The solution to this is to make sure that diff is always within bounds - if we find that it is negative, we compensate by using an unused number from the higher end of the range (1..N) whereas if we find that it is going too high, we use an unused number from the lower end of the range (1..N)

Here is my Perl implementation:



sub with_summing {# @input
my $high = @_ + 1; #Higher end of range = #elems in input + 1
my $low = 1;
my $diff = 0;
foreach my $next (@_){
if($diff < 0) {
$diff = $diff - $next + $high ; --$high;
}
else {
$diff = $diff - $next + $low; ++$low;
}
}
return $diff + $low; #At this point $high should equal $low
}


This technique of iteratively calculating a bounded value without creating intermediate values that might overflow is useful in a number of other situations. Such solutions have the additional advantage they can also give visibility into the value the input is tending to as more and more input is read. For example, we could use this technique to calculate the average. Rather than using the formula average = sum of input/cardinality of input that is susceptible to overflow, one could instead use the following iterative solution

average_so_far = 0;
num_input_elements = 0;
while (not end of input) {
average_so_far = average_so_far * (num_input_elements/(1 + num_input_elements) + new_element/(1 + num_input_elements);
++num_input_elements;
}


And we could wrap this into a nice class as follows:

class average {
public double average_so_far();
public void add_value(double new_value);
}


We could then use this class in (say) a chemical plant application where two threads share this object with one thread adding readings from a data feed while another thread could be displaying the summarized average to an operator. Notice the technique we used to update the average - we took care not to use the formula
average_so_far = (num_input_elements * average_so_far + new element)/(num_input_elements + 1);


We actually used this technique for keeping track of the results of a long running experiment we conducted as part of our work doing Performance testing at Aztecsoft, my previous company.

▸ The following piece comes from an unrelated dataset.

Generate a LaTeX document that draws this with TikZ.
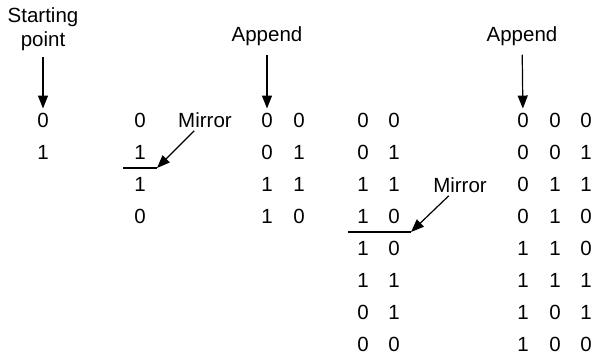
\documentclass[tikz,border=0pt]{standalone}
\usepackage{fontspec}
\setmainfont{Liberation Sans}
\usetikzlibrary{arrows.meta}

\begin{document}
\begin{tikzpicture}[x=1pt, y=-1pt,
    bit/.style={inner xsep=0pt, inner ysep=4pt, font=\fontsize{20.5}{24}\selectfont},
    lbl/.style={inner sep=1pt, align=center, font=\fontsize{20.5}{24.5}\selectfont},
    ptr/.style={line width=1.2pt, -{Triangle[length=13pt, width=10pt]}},
    cut/.style={line width=1.2pt}]
  \useasboundingbox (0,0) rectangle (594,355);
  % Spalte A: Startpunkt (1 Bit)
  \foreach \r/\b in {1/0, 2/1} {
    \node[bit] (a\r) at (43,{120+(\r-1)*32}) {\b};
  }
  % Spalte B: gespiegelt (1 Bit)
  \foreach \r/\b in {1/0, 2/1, 3/1, 4/0} {
    \node[bit] (b\r) at (140,{120+(\r-1)*32}) {\b};
  }
  % Spalte C: angehaengt (2 Bit)
  \foreach \r/\p/\q in {1/0/0, 2/0/1, 3/1/1, 4/1/0} {
    \node[bit] (c\r) at (267,{120+(\r-1)*32}) {\p};
    \node[bit] (cc\r) at (299,{120+(\r-1)*32}) {\q};
  }
  % Spalte D: gespiegelt (2 Bit)
  \foreach \r/\p/\q in {1/0/0, 2/0/1, 3/1/1, 4/1/0, 5/1/0, 6/1/1, 7/0/1, 8/0/0} {
    \node[bit] (d\r) at (363,{120+(\r-1)*32}) {\p};
    \node[bit] (dd\r) at (394,{120+(\r-1)*32}) {\q};
  }
  % Spalte E: angehaengt (3 Bit)
  \foreach \r/\p/\q/\s in {1/0/0/0, 2/0/0/1, 3/0/1/1, 4/0/1/0, 5/1/1/0, 6/1/1/1, 7/1/0/1, 8/1/0/0} {
    \node[bit] (e\r) at (523,{120+(\r-1)*32}) {\p};
    \node[bit] (ee\r) at (555,{120+(\r-1)*32}) {\q};
    \node[bit] (eee\r) at (586,{120+(\r-1)*32}) {\s};
  }
  % Beschriftungen
  \node[lbl] (start) at (43,29) {Starting\\point};
  \node[lbl] (app1) at (267,36) {Append};
  \node[lbl] (app2) at (522,36) {Append};
  \node[lbl] (mir1) at (205,120) {Mirror};
  \node[lbl] (mir2) at (460,185) {Mirror};
  % Spiegelachsen
  \coordinate (cutA1) at (123,168);
  \coordinate (cut1) at (157,168);
  \coordinate (cutA2) at (348,232);
  \coordinate (cut2) at (411,232);
  \draw[cut] (cutA1) -- (cut1);
  \draw[cut] (cutA2) -- (cut2);
  % Pfeile
  \draw[ptr, shorten <=5pt] (start) -- (a1);
  \draw[ptr, shorten <=8pt] (app1) -- (c1);
  \draw[ptr, shorten <=8pt] (app2) -- (e1);
  \draw[ptr, shorten <=3pt] (mir1) -- (cut1);
  \draw[ptr, shorten <=3pt] (mir2) -- (cut2);
\end{tikzpicture}
\end{document}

One might wonder how far one can go with this idea. How about calculating Standard Deviation anyone? My gut told me that this wasn't possible but it turns out that my gut was wrong! Here is how we can calculate SD without causing overflows (this may not be very readable but I am not good with representing mathematical symbols on a blog :-(:

sd = sqrt((sum(square(element - average))/(num_elems - 1)))

Let sq(i) = sum(square(element - average(i))/(i - 1)

Then it can be shown that (this is an interesting exercise that I am leaving for the reader, mainly because I will go crazy trying to format the derivation in this extremely hard to use blogging editor):
sq(i + 1) = (i-1)/(i))*sq(i) +
(delta)*(delta) +
(element(i+1) - average(i+1))*(element(i+1) - average(i+1))
where delta = (average(i+1) - average(i)
)

Notice that none of the elements of this formula are likely to cause overflow issues. This lets us write the following code to calculate the standard deviation


sub sd { # input array of numbers
my $average = 0;
my $new_average;
my $num_elems = 0;
my $old_square = 0;
my $square = 0;
foreach my $new_elem (@_){
my $old_average = $average;
$average = $old_average*($num_elems/($num_elems + 1)) +
$new_elem/($num_elems + 1) ;
my $delta = $average - $old_average;
$old_square = $square;
if($num_elems > 0){
$square = (($num_elems - 1)/$num_elems) * $old_square +
($delta ** 2) +
(($new_elem - $average) ** 2)/$num_elems;
}
++$num_elems;
}
return ($square ** 0.5, $average);
}


To sum up, many seemingly straightforward "correct" solutions can break down at high data volumes but there is often an elegant solution that can overcome the limitations of the straightforward solution. Be on the lookout for such opportunities.